Paul wasn't the first candidate who had not done his homework, so I pressed on. I was immediately struck by his arrogance. He wanted me to sell him on my company before he would do anything else. Again this was unusual, but I usually give a "here's info on the company" diatribe at the end of an interview, so I just went ahead and did it at the beginning.
As things became more technical, Paul again did ok. His answers showed decent experience, though they were definitely lacking depth. I pushed for more detail on a few things, and again got mixed results. I moved on to a design question, and he actually did pretty good on that one.
So at this point, I had formed an opinion on Paul. He was a definite "maybe." I don't like to bring maybe's on-site. Bringing a candidate on-site meant a lot of people spending a lot of time to interview him and then discuss the results of the interviews. Luckily, I have an extra tool to use for maybes: a quiz. It's a simple quiz on programming fundamentals. It's often hard to drill down to fundamentals over the phone. This was the case with Paul, so the quiz was well suited for him.
The quiz is automated. I give the candidate an email address. They send an email to it whenever they feel like taking the quiz. It immediately sends the quiz back to them. They send their answers back. Everything is timed of course. That's key actually. The quiz is easy, but the speed that people are able to answer easy questions says a lot about them.
I told Paul about the quiz and asked him if he wanted to take it. He said ok, so I sent him the instructions for taking the quiz.
Last night as I was getting ready to go to bed, I received an email from Paul. In his email he said that he didn't have the time to take quizzes for every would-be suitor. He felt that his degree from an "acclaimed" (his words, certainly not mine) college should be enough to prove that he doesn't need to take a quiz. So if I wanted him to take the quiz, I would have to pay him $85.
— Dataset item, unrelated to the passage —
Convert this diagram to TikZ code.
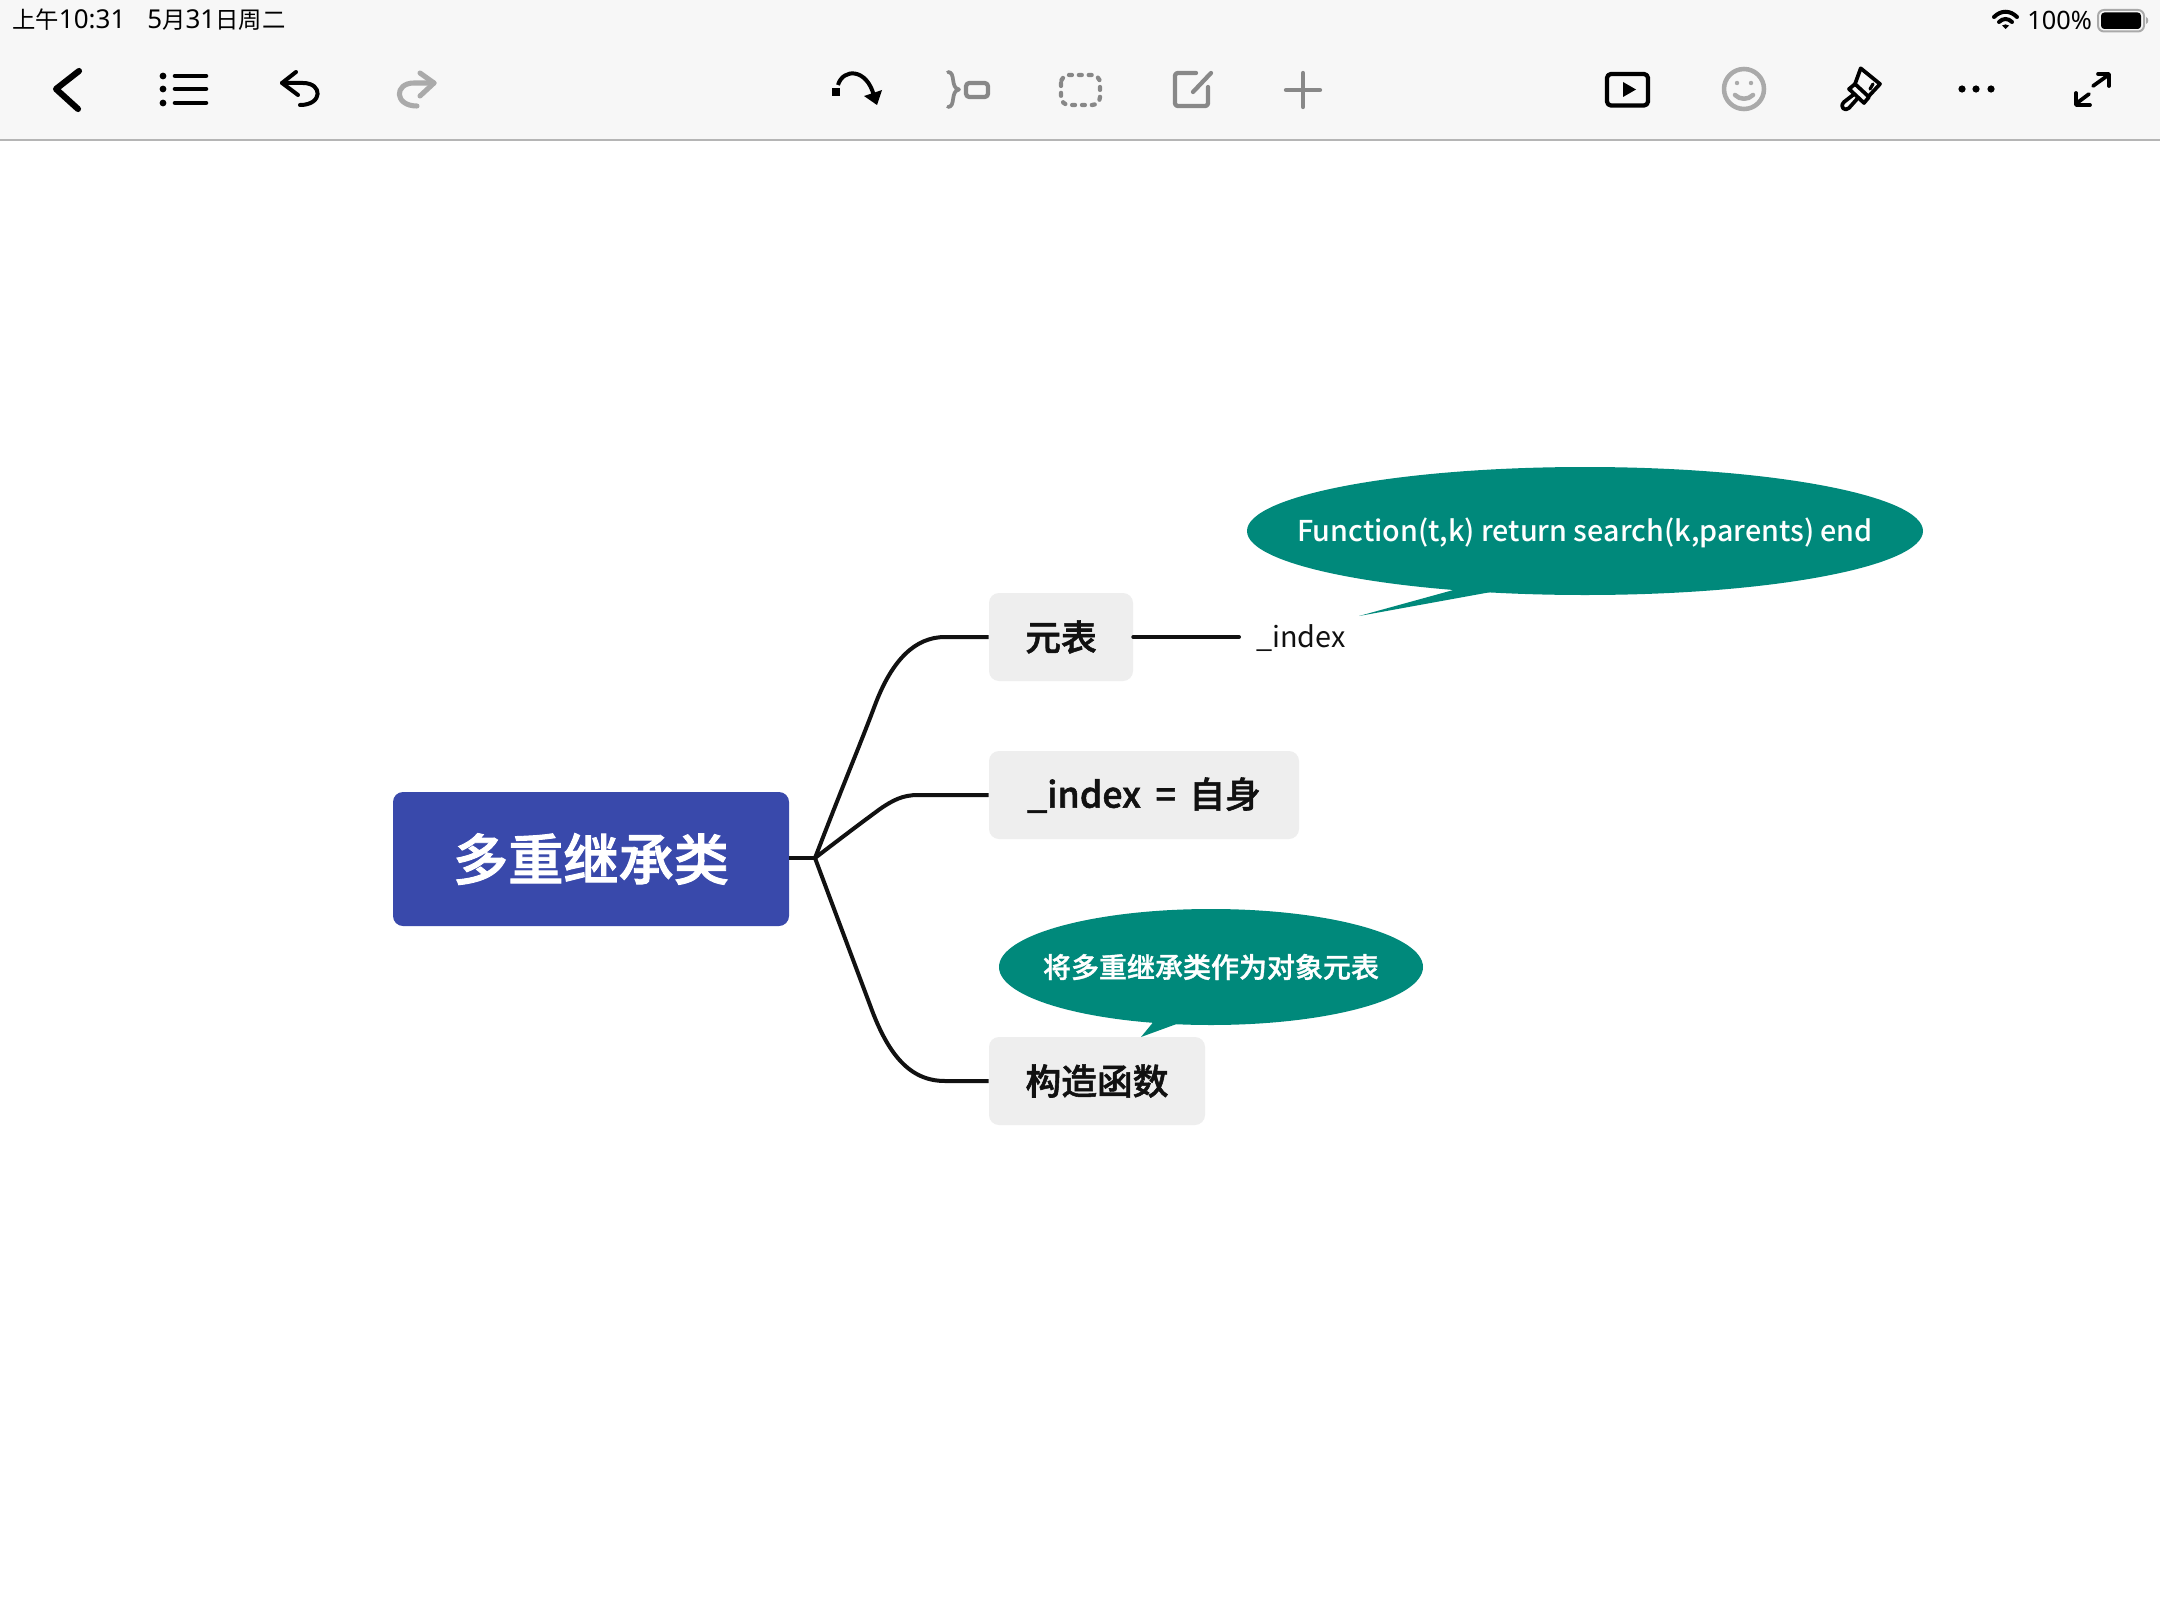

I found this so funny that I almost didn't believe it was for real. I must admit, I have never heard of a job candidate who would demand money for being interviewed. What arrogance! What audacity! It's still almost too much to believe. And his reasoning? Because he went to an "acclaimed" college.
I know a thing or two about educational snobbery. I have been guilty of it myself because of where I went to college. I've never gone this far. For the record, Paul had a bachelor's degree from a public university. I won't say which one, but it's a huge school with over 50,000 students. There's a good reason why his education didn't jump out at me as anything special when I read his resume.
Anyways, I let Paul know that I would pass on his offer and wished him well in his job search.